» **Required task**: Leave out the pictures and reproduce all of the data exactly.

[Source code of charts]
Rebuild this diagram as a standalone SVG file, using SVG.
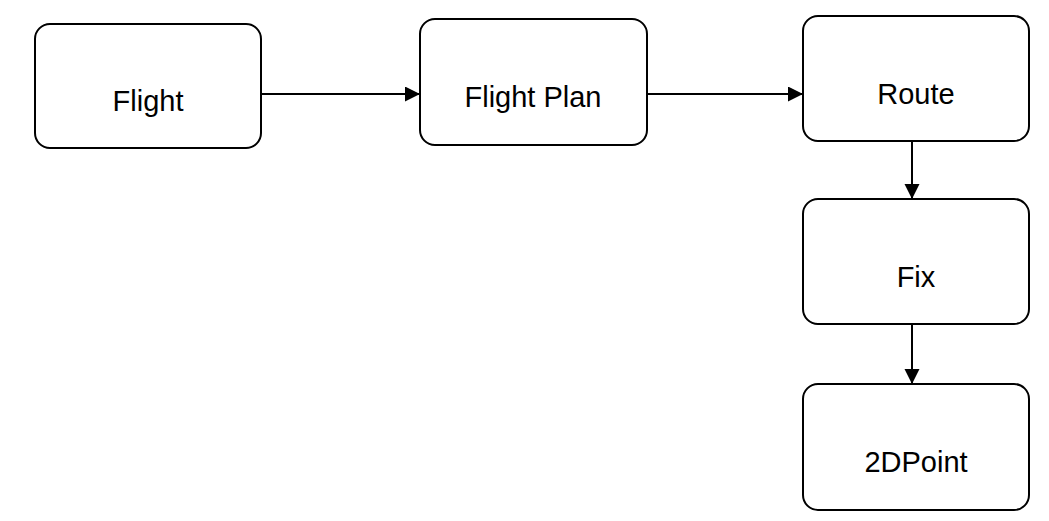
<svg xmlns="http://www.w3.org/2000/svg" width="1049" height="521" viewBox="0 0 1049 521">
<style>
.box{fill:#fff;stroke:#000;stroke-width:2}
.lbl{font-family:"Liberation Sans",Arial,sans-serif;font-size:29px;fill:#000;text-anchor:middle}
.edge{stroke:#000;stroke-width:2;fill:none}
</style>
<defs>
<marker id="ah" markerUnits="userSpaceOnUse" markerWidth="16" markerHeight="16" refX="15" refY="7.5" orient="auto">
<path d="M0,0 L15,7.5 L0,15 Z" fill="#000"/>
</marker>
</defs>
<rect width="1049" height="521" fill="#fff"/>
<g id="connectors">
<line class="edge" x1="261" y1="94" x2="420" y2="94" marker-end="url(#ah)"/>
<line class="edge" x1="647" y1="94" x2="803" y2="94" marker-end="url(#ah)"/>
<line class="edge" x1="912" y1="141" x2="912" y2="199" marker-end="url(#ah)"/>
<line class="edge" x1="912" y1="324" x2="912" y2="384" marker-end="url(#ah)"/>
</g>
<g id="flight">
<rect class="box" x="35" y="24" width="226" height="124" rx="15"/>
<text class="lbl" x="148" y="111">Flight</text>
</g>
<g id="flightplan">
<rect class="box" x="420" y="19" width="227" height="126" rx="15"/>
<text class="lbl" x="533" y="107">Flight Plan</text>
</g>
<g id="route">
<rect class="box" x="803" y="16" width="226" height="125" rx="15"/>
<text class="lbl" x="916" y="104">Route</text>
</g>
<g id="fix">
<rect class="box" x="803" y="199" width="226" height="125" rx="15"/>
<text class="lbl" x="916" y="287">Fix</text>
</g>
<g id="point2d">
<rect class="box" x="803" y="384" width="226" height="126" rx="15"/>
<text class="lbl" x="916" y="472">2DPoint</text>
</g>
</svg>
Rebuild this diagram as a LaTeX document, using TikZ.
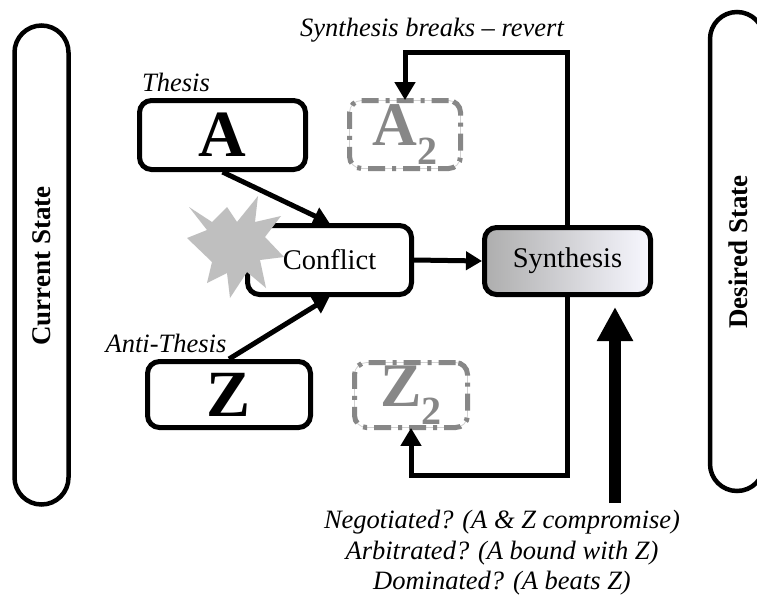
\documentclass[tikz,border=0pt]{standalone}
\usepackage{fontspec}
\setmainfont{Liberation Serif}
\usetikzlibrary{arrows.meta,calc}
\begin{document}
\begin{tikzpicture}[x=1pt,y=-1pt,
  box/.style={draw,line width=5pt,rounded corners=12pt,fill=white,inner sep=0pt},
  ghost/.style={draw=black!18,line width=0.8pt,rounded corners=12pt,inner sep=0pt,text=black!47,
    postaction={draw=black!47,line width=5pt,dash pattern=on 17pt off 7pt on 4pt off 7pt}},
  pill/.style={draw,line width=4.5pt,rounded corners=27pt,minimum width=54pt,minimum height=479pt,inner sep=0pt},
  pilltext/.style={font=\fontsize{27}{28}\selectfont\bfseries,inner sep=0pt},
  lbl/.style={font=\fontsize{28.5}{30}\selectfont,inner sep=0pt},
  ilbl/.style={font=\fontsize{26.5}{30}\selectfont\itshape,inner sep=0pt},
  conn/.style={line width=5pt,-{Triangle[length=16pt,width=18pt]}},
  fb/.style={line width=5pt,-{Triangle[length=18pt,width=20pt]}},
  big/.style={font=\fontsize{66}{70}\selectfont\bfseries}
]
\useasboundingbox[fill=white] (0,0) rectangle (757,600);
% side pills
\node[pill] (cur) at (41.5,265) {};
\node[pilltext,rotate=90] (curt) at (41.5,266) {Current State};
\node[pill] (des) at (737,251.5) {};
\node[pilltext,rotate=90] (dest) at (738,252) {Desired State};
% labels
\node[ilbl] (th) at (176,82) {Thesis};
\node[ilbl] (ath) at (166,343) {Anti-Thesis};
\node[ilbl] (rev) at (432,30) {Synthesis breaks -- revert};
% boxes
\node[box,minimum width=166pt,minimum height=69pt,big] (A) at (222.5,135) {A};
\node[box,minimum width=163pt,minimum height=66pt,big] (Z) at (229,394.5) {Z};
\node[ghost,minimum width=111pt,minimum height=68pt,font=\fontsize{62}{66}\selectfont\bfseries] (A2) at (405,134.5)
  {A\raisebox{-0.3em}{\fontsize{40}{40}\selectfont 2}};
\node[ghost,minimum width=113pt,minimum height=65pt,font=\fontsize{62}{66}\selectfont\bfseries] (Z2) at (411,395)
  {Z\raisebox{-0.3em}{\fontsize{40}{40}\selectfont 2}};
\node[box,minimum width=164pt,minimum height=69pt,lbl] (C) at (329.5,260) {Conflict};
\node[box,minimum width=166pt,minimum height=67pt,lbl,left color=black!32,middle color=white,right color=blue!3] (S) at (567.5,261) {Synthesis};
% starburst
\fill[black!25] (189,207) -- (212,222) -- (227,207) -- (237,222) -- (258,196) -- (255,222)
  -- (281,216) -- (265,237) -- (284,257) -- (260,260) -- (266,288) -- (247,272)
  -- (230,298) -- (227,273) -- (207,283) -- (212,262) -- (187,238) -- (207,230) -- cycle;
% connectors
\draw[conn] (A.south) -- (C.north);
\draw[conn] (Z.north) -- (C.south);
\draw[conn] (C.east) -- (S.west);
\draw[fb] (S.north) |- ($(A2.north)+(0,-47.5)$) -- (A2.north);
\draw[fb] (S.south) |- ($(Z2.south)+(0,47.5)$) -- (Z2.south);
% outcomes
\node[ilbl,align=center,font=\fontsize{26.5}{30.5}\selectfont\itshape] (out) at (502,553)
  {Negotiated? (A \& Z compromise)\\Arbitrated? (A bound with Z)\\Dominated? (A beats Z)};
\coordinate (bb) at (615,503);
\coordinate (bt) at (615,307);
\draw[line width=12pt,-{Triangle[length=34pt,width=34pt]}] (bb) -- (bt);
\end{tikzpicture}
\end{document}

» **Answer to the exercise**:
Rebuild this diagram as a standalone SVG file, using SVG.
<svg xmlns="http://www.w3.org/2000/svg" width="1049" height="521" viewBox="0 0 1049 521">
<style>
.box{fill:#fff;stroke:#000;stroke-width:2}
.lbl{font-family:"Liberation Sans",Arial,sans-serif;font-size:29px;fill:#000;text-anchor:middle}
.edge{stroke:#000;stroke-width:2;fill:none}
</style>
<defs>
<marker id="ah" markerUnits="userSpaceOnUse" markerWidth="16" markerHeight="16" refX="15" refY="7.5" orient="auto">
<path d="M0,0 L15,7.5 L0,15 Z" fill="#000"/>
</marker>
</defs>
<rect width="1049" height="521" fill="#fff"/>
<g id="connectors">
<line class="edge" x1="261" y1="94" x2="420" y2="94" marker-end="url(#ah)"/>
<line class="edge" x1="647" y1="94" x2="803" y2="94" marker-end="url(#ah)"/>
<line class="edge" x1="912" y1="141" x2="912" y2="199" marker-end="url(#ah)"/>
<line class="edge" x1="912" y1="324" x2="912" y2="384" marker-end="url(#ah)"/>
</g>
<g id="flight">
<rect class="box" x="35" y="24" width="226" height="124" rx="15"/>
<text class="lbl" x="148" y="111">Flight</text>
</g>
<g id="flightplan">
<rect class="box" x="420" y="19" width="227" height="126" rx="15"/>
<text class="lbl" x="533" y="107">Flight Plan</text>
</g>
<g id="route">
<rect class="box" x="803" y="16" width="226" height="125" rx="15"/>
<text class="lbl" x="916" y="104">Route</text>
</g>
<g id="fix">
<rect class="box" x="803" y="199" width="226" height="125" rx="15"/>
<text class="lbl" x="916" y="287">Fix</text>
</g>
<g id="point2d">
<rect class="box" x="803" y="384" width="226" height="126" rx="15"/>
<text class="lbl" x="916" y="472">2DPoint</text>
</g>
</svg>
Rebuild this diagram as a LaTeX document, using TikZ.
\documentclass[tikz,border=0pt]{standalone}
\usepackage{fontspec}
\setmainfont{Liberation Serif}
\usetikzlibrary{arrows.meta,calc}
\begin{document}
\begin{tikzpicture}[x=1pt,y=-1pt,
  box/.style={draw,line width=5pt,rounded corners=12pt,fill=white,inner sep=0pt},
  ghost/.style={draw=black!18,line width=0.8pt,rounded corners=12pt,inner sep=0pt,text=black!47,
    postaction={draw=black!47,line width=5pt,dash pattern=on 17pt off 7pt on 4pt off 7pt}},
  pill/.style={draw,line width=4.5pt,rounded corners=27pt,minimum width=54pt,minimum height=479pt,inner sep=0pt},
  pilltext/.style={font=\fontsize{27}{28}\selectfont\bfseries,inner sep=0pt},
  lbl/.style={font=\fontsize{28.5}{30}\selectfont,inner sep=0pt},
  ilbl/.style={font=\fontsize{26.5}{30}\selectfont\itshape,inner sep=0pt},
  conn/.style={line width=5pt,-{Triangle[length=16pt,width=18pt]}},
  fb/.style={line width=5pt,-{Triangle[length=18pt,width=20pt]}},
  big/.style={font=\fontsize{66}{70}\selectfont\bfseries}
]
\useasboundingbox[fill=white] (0,0) rectangle (757,600);
% side pills
\node[pill] (cur) at (41.5,265) {};
\node[pilltext,rotate=90] (curt) at (41.5,266) {Current State};
\node[pill] (des) at (737,251.5) {};
\node[pilltext,rotate=90] (dest) at (738,252) {Desired State};
% labels
\node[ilbl] (th) at (176,82) {Thesis};
\node[ilbl] (ath) at (166,343) {Anti-Thesis};
\node[ilbl] (rev) at (432,30) {Synthesis breaks -- revert};
% boxes
\node[box,minimum width=166pt,minimum height=69pt,big] (A) at (222.5,135) {A};
\node[box,minimum width=163pt,minimum height=66pt,big] (Z) at (229,394.5) {Z};
\node[ghost,minimum width=111pt,minimum height=68pt,font=\fontsize{62}{66}\selectfont\bfseries] (A2) at (405,134.5)
  {A\raisebox{-0.3em}{\fontsize{40}{40}\selectfont 2}};
\node[ghost,minimum width=113pt,minimum height=65pt,font=\fontsize{62}{66}\selectfont\bfseries] (Z2) at (411,395)
  {Z\raisebox{-0.3em}{\fontsize{40}{40}\selectfont 2}};
\node[box,minimum width=164pt,minimum height=69pt,lbl] (C) at (329.5,260) {Conflict};
\node[box,minimum width=166pt,minimum height=67pt,lbl,left color=black!32,middle color=white,right color=blue!3] (S) at (567.5,261) {Synthesis};
% starburst
\fill[black!25] (189,207) -- (212,222) -- (227,207) -- (237,222) -- (258,196) -- (255,222)
  -- (281,216) -- (265,237) -- (284,257) -- (260,260) -- (266,288) -- (247,272)
  -- (230,298) -- (227,273) -- (207,283) -- (212,262) -- (187,238) -- (207,230) -- cycle;
% connectors
\draw[conn] (A.south) -- (C.north);
\draw[conn] (Z.north) -- (C.south);
\draw[conn] (C.east) -- (S.west);
\draw[fb] (S.north) |- ($(A2.north)+(0,-47.5)$) -- (A2.north);
\draw[fb] (S.south) |- ($(Z2.south)+(0,47.5)$) -- (Z2.south);
% outcomes
\node[ilbl,align=center,font=\fontsize{26.5}{30.5}\selectfont\itshape] (out) at (502,553)
  {Negotiated? (A \& Z compromise)\\Arbitrated? (A bound with Z)\\Dominated? (A beats Z)};
\coordinate (bb) at (615,503);
\coordinate (bt) at (615,307);
\draw[line width=12pt,-{Triangle[length=34pt,width=34pt]}] (bb) -- (bt);
\end{tikzpicture}
\end{document}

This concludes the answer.